> STATED TASK
Skipping all pictures, set down the lines of the listing from the first through the one with "(s5) at (499,293)".
— begin —
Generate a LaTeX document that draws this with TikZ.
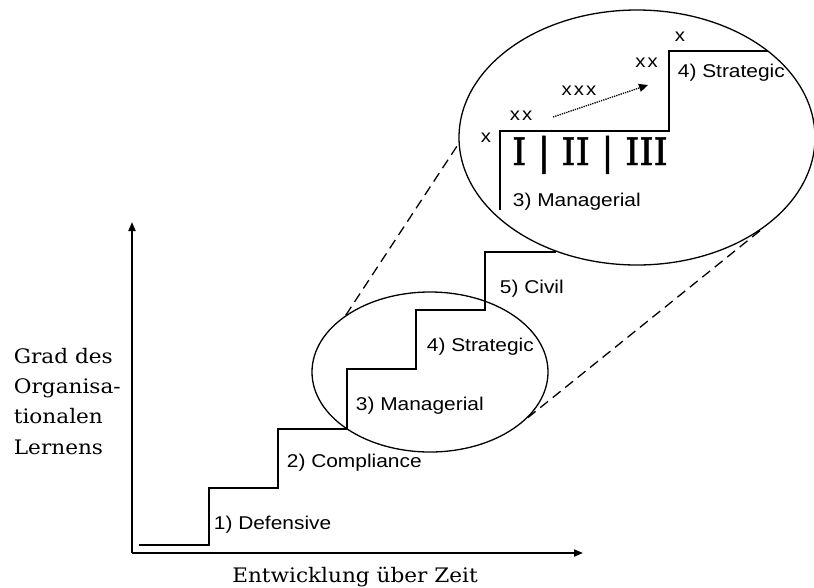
\documentclass[tikz,border=0pt]{standalone}
\usepackage{fontspec}
\setsansfont{Liberation Sans}[FakeStretch=1.13]
\newfontfamily\axisfont{DejaVu Serif}[FakeStretch=1.08]
\newfontfamily\phasefont{DejaVu Serif}[FakeStretch=0.95, FakeBold=1.2]
\usetikzlibrary{arrows.meta,shapes.geometric}
\tikzset{
	stage/.style={anchor=base west, inner sep=0pt, font=\sffamily\fontsize{18.5}{22}\selectfont},
	cross/.style={inner sep=0pt, font=\sffamily\fontsize{18}{20}\selectfont\addfontfeature{LetterSpace=12}},
	lens/.style={ellipse, draw, line width=1.3pt, inner sep=0pt},
	zoomline/.style={line width=1.3pt, dash pattern=on 10pt off 6pt},
}
\begin{document}
\begin{tikzpicture}[x=1pt, y=-1pt, line width=1.8pt]
	\useasboundingbox (0,0) rectangle (814,587);
	%axes
	\coordinate (origin) at (132,553);
	\coordinate (ytop) at (132,222);
	\coordinate (xend) at (583,553);
	\draw[-{Triangle[length=9pt,width=7pt]}] (origin) -- (ytop);
	\draw[-{Triangle[length=9pt,width=7pt]}] (origin) -- (xend);
	\node[anchor=north west, align=left, inner sep=0pt, font=\axisfont\fontsize{20}{30.3}\selectfont] (ylabel) at (13,347) {Grad des\\Organisa-\\tionalen\\Lernens};
	\node[anchor=base, inner sep=0pt, font=\axisfont\fontsize{20}{24}\selectfont] (xlabel) at (355,582) {Entwicklung über Zeit};
	
	%stairs
	\draw (139,545) -- (209,545) -- (209,488) -- (278,488) -- (278,429) -- (347,429) -- (347,369) -- (416,369) -- (416,310) -- (485,310) -- (485,252) -- (556,252);
	\node[stage] (s1) at (213,529) {1) Defensive};
	\node[stage] (s2) at (286,467) {2) Compliance};
	\node[stage] (s3) at (355,410) {3) Managerial};
	\node[stage] (s4) at (426,351) {4) Strategic};
	\node[stage] (s5) at (499,293) {5) Civil};
	
	%zoom
	\node[lens, minimum width=236pt, minimum height=160pt] (small) at (430,372) {};
	\node[lens, minimum width=356pt, minimum height=255pt] (big) at (637,137.5) {};
	\draw[zoomline] (small.146) -- (big.182);
	\draw[zoomline] (small.335) -- (big.324);
	
	\draw (500,210) -- (500,131) -- (669,131) -- (669,51) -- (768,51);
	\node[stage] (b3) at (512,206) {3) Managerial};
	\node[stage] (b4) at (677,77) {4) Strategic};
	\node[anchor=base, inner sep=0pt, font=\phasefont\fontsize{38}{40}\selectfont] (phases) at (590,165) {I | II | III};
	
	\node[cross] (c1) at (486,137.5) {x};
	\node[cross] (c2) at (521,116) {xx};
	\node[cross] (c3) at (579,91) {xxx};
	\node[cross] (c4) at (646.5,63) {xx};
	\node[cross] (c5) at (680,37) {x};
	\coordinate (trendstart) at (553,117);
	\coordinate (trendend) at (648,85);
	\draw[densely dotted, line width=1.3pt, -{Triangle[length=9pt,width=8pt]}] (trendstart) -- (trendend);
\end{tikzpicture}
\end{document}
— end —
> RESULT
Generate a LaTeX document that draws this with TikZ.
\documentclass[tikz,border=0pt]{standalone}
\usepackage{fontspec}
\setsansfont{Liberation Sans}[FakeStretch=1.13]
\newfontfamily\axisfont{DejaVu Serif}[FakeStretch=1.08]
\newfontfamily\phasefont{DejaVu Serif}[FakeStretch=0.95, FakeBold=1.2]
\usetikzlibrary{arrows.meta,shapes.geometric}
\tikzset{
	stage/.style={anchor=base west, inner sep=0pt, font=\sffamily\fontsize{18.5}{22}\selectfont},
	cross/.style={inner sep=0pt, font=\sffamily\fontsize{18}{20}\selectfont\addfontfeature{LetterSpace=12}},
	lens/.style={ellipse, draw, line width=1.3pt, inner sep=0pt},
	zoomline/.style={line width=1.3pt, dash pattern=on 10pt off 6pt},
}
\begin{document}
\begin{tikzpicture}[x=1pt, y=-1pt, line width=1.8pt]
	\useasboundingbox (0,0) rectangle (814,587);
	%axes
	\coordinate (origin) at (132,553);
	\coordinate (ytop) at (132,222);
	\coordinate (xend) at (583,553);
	\draw[-{Triangle[length=9pt,width=7pt]}] (origin) -- (ytop);
	\draw[-{Triangle[length=9pt,width=7pt]}] (origin) -- (xend);
	\node[anchor=north west, align=left, inner sep=0pt, font=\axisfont\fontsize{20}{30.3}\selectfont] (ylabel) at (13,347) {Grad des\\Organisa-\\tionalen\\Lernens};
	\node[anchor=base, inner sep=0pt, font=\axisfont\fontsize{20}{24}\selectfont] (xlabel) at (355,582) {Entwicklung über Zeit};
	
	%stairs
	\draw (139,545) -- (209,545) -- (209,488) -- (278,488) -- (278,429) -- (347,429) -- (347,369) -- (416,369) -- (416,310) -- (485,310) -- (485,252) -- (556,252);
	\node[stage] (s1) at (213,529) {1) Defensive};
	\node[stage] (s2) at (286,467) {2) Compliance};
	\node[stage] (s3) at (355,410) {3) Managerial};
	\node[stage] (s4) at (426,351) {4) Strategic};
	\node[stage] (s5) at (499,293) {5) Civil};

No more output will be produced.